The Attempt at a Solution

My first attempt is the direct comparison test. Which tells that if \Sigma_{n=1}^{\infty}\ln(1+a_{n}) converges and if there exist a reel number γ so a_{n}\leq\gamma\ln(1+a_{n}) for all n, then the series \Sigma_{n=1}^{\infty}a_{n} also converges.

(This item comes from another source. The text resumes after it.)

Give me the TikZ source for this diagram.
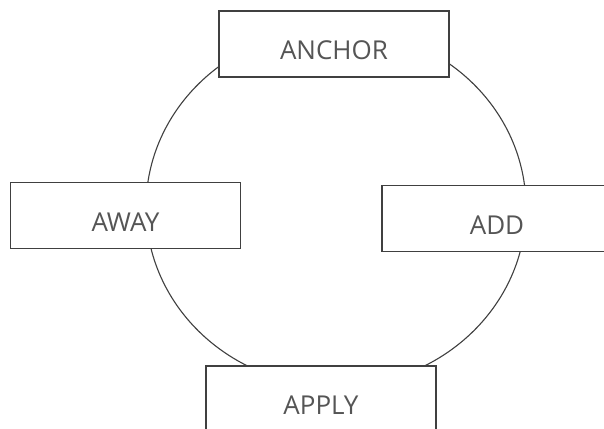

But i can't find such a γ.

 

[xiavatar]

Hint*: Note that $\sum_{n=1}^\infty ln(1+a_n)$ is a sum of logarithms. What can you do to change logarithms into multiplication?

*$log(a)+log(b)=log(ab)$.

 

[Wuberdall]

yeah, so \Sigma_{n=1}^{\infty}\ln(1+a_{n}) = \ln\Big[\Pi_{n=1}^{\infty}(1+a_{n})\Big]. But how am I supposed to conclude from this, that the series \Sigma_{n=1}^{\infty}a_{n} must then also converge ?

 

[xiavatar]

Well we know that $\sum_{n=1}^\infty ln(1+a_n)=C$, where C is a constant, since the sum converges. And we know $\sum_{n=1}^\infty ln(1+a_n)=ln[\prod_{n=1}^\infty(1+a_n)]=C$. So if we take the exponent of both sides we get $\prod_{n=1}^\infty(1+a_n)=e^C$. If you expand the product what do you notice? Now you have a bound for the sum $\sum_{n=1}^\infty a_n$

 

[pasmith]

yeah, so \Sigma_{n=1}^{\infty}\ln(1+a_{n}) = \ln\Big[\Pi_{n=1}^{\infty}(1+a_{n})\Big]. But how am I supposed to conclude from this, that the series \Sigma_{n=1}^{\infty}a_{n} must then also converge ?

Why is that if every a_n \geq 0, we have that \exp\left(\sum_{n=1}^N \ln(1 + a_n)\right) = \prod_{n=1}^N (1 + a_n) \geq 1 + \sum_{n=1}^N a_n \geq 1<br /> for every N \in \mathbb{N}? (Hint: consider what happens if you expand the product.)

If \sum_{n=1}^\infty \ln(1 + a_n) converges, what can you say about the convergence of \sum_{n=1}^\infty a_n?

Conversely, if \sum_{n=1}^\infty a_n diverges, what can you conclude about the convergence of \sum_{n=1}^\infty \ln(1 + a_n)?